One lingering question: What will anti-gay groups dedicated to keeping “Don’t Ask, Don’t Tell” on the books do now that legislative action on repealing the law is complete.
Elaine Donnelly, president of the Michigan-based Center for Military Readiness, was among the leading advocates attempting to stop gays from serving openly in the military. The “forced intimacy” of having gay troops serve with straight service members was among her favorite phrases.
The Center for Military Readiness didn’t respond to multiple requests on what the organization will pursue now that legislation has been passed to repeal “Don’t Ask, Don’t Tell.”
Belkin noted that Donnelly pursued keeping gays out of the military as part of a broader effort that includes preventing women from serving in combat.
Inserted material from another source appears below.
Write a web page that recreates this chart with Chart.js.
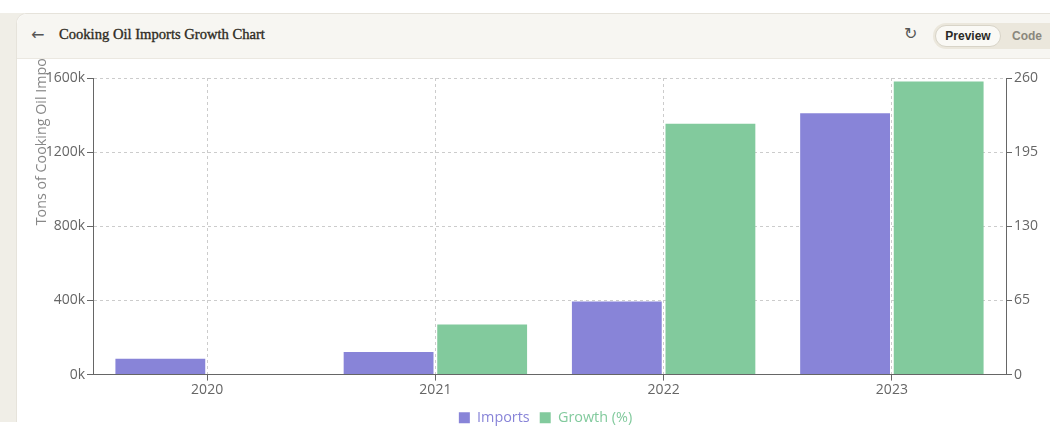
<!DOCTYPE html>
<html>
<head>
<meta charset="utf-8">
<script src="https://cdn.jsdelivr.net/npm/chart.js@4.4.0/dist/chart.umd.min.js"></script>
<style>
  html, body { margin: 0; padding: 0; background: #fff; width: 1050px; height: 435px; overflow: hidden; }
  .strip { position: absolute; left: 0; top: 13px; width: 24px; height: 409px; background: #f0eee7; }
  .panel { position: absolute; left: 16px; top: 13px; width: 1050px; height: 409px; background: #fff;
           border: 1px solid #e6e3db; border-bottom: none; border-radius: 10px 0 0 0; box-sizing: border-box; }
  .header { position: absolute; left: 0; top: 0; right: 0; height: 44px; background: #f7f6f2;
            border-bottom: 1px solid #ebe8e1; border-radius: 10px 0 0 0; }
  .back { position: absolute; left: 14px; top: 11px; font: 16px "DejaVu Sans", sans-serif; color: #555; }
  .title { position: absolute; left: 42px; top: 12px; font: 14.6px "Liberation Serif", serif; color: #2f2c24;
           -webkit-text-stroke: 0.35px #2f2c24; }
  .refresh { position: absolute; left: 887px; top: 10px; font: 16px "DejaVu Sans", sans-serif; color: #555; }
  .toggle { position: absolute; left: 916px; top: 9px; width: 140px; height: 26px; background: #ebe7dc; border-radius: 13px; }
  .toggle .on { position: absolute; left: 2px; top: 2px; width: 64px; height: 20px; background: #faf9f5;
                border: 1px solid #d8d4c8; border-radius: 11px; font: bold 12px "Liberation Sans", sans-serif;
                color: #2b2a26; text-align: center; line-height: 20px; }
  .toggle .off { position: absolute; left: 79px; top: 3px; font: bold 12px "Liberation Sans", sans-serif; color: #8a877d; line-height: 20px; }
  #chart { position: absolute; left: 16px; top: 57px; }
</style>
</head>
<body>
<div class="strip"></div>
<div class="panel">
  <div class="header">
    <div class="back">&#8592;</div>
    <div class="title">Cooking Oil Imports Growth Chart</div>
    <div class="refresh">&#8635;</div>
    <div class="toggle"><div class="on">Preview</div><div class="off">Code</div></div>
  </div>
</div>
<canvas id="chart" width="1034" height="378"></canvas>
<script>
const years = ['2020', '2021', '2022', '2023'];
const imports = [85000, 122000, 395000, 1410000];
const growth = [0, 44, 220, 257];
const leftTicks = [0, 400000, 800000, 1200000, 1600000];
const rightTicks = [0, 65, 130, 195, 260];

Chart.defaults.font.family = '"Open Sans", sans-serif';
Chart.defaults.font.size = 14;
Chart.defaults.color = '#666';

// rotated axis label, anchored at the middle of the axis like the original
const axisLabel = {
    id: 'axisLabel',
    afterDraw(chart) {
        const { ctx, chartArea } = chart;
        const midY = (chartArea.top + chartArea.bottom) / 2;
        ctx.save();
        ctx.translate(26, midY - 1);
        ctx.rotate(-Math.PI / 2);
        ctx.font = '14.3px "Open Sans", sans-serif';
        ctx.fillStyle = '#888';
        ctx.textAlign = 'left';
        ctx.textBaseline = 'middle';
        ctx.fillText('Tons of Cooking Oil Imports', 0, 0);
        ctx.restore();
    }
};

new Chart(document.getElementById('chart'), {
    type: 'bar',
    data: {
        labels: years,
        datasets: [
            {
                label: 'Imports',
                data: imports,
                backgroundColor: '#8884d8',
                borderWidth: 0,
                yAxisID: 'y',
                categoryPercentage: 0.82,
                barPercentage: 0.96
            },
            {
                label: 'Growth (%)',
                data: growth,
                backgroundColor: '#82ca9d',
                borderWidth: 0,
                yAxisID: 'y1',
                categoryPercentage: 0.82,
                barPercentage: 0.96
            }
        ]
    },
    options: {
        responsive: false,
        animation: false,
        layout: { padding: { top: 21, left: 25, right: 0, bottom: 0 } },
        plugins: {
            tooltip: { enabled: false },
            legend: {
                position: 'bottom',
                labels: {
                    boxWidth: 11,
                    boxHeight: 11,
                    padding: 10,
                    font: { size: 14.4 },
                    generateLabels(chart) {
                        const items = Chart.defaults.plugins.legend.labels.generateLabels(chart);
                        items.forEach(it => { it.fontColor = chart.data.datasets[it.datasetIndex].backgroundColor; });
                        return items;
                    }
                }
            }
        },
        scales: {
            x: {
                offset: true,
                grid: { offset: false, color: '#ccc', tickLength: 6, tickColor: '#666', tickBorderDash: [] },
                border: { display: true, color: '#666', dash: [3, 3] },
                ticks: { padding: 1, color: '#666' },
                afterFit(scale) { scale.height = 26; }
            },
            y: {
                position: 'left',
                min: 0,
                max: 1600000,
                afterBuildTicks(scale) { scale.ticks = leftTicks.map(v => ({ value: v })); },
                grid: { color: '#ccc', tickLength: 6, tickColor: '#666', tickBorderDash: [] },
                border: { display: true, color: '#666', dash: [3, 3] },
                ticks: { padding: 2, color: '#666', callback: v => (v / 1000) + 'k' },
                afterFit(scale) { scale.width = 52; }
            },
            y1: {
                position: 'right',
                min: 0,
                max: 260,
                afterBuildTicks(scale) { scale.ticks = rightTicks.map(v => ({ value: v })); },
                grid: { drawOnChartArea: false, tickLength: 6, tickColor: '#666' },
                border: { display: true, color: '#666' },
                ticks: { padding: 2, color: '#666' },
                afterFit(scale) { scale.width = 44; }
            }
        }
    },
    plugins: [axisLabel]
});
</script>
</body>
</html>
“Her broad concern is the feminization of the military,” Belkin said. “So, there are a lot of ways in which she has tried to roll the country back to the 20th or the 19th century, so she has plenty of culture wars left to fight.”
Whether groups that have focused on “Don’t Ask, Don’t Tell” will have reduced resources now that legislative action is complete also remains in question.
Sarvis said “time will tell” what kind of resources SLDN will have as he acknowledged the organization’s board approved in November — and reaffirmed in December — a slightly smaller budget from what it had last year.
According to Sarvis, SLDN’s board approved a budget for 2011 that was around 12.5 percent smaller than it was in 2010. He said it decreased from $2.4 million to $2.2 million.
Belkin said he doesn’t think the Palm Center will have same budget as it had in previous years and said the organization plans to stop fundraising.
“We have endowments that will keep sustaining us at a lower level capacity, but, I think, for the most part, once “Don’t Ask, Don’t Tell” is gone, then the biggest part of our mission will be over, and we’ll be one of those organizations that’s fortunate enough to say, ‘Our goals have been met,’” Belkin said.
Servicemembers United couldn’t be reached for comment on what the organization intends to pursue now that legislative action on “Don’t Ask, Don’t Tell” repeal is complete.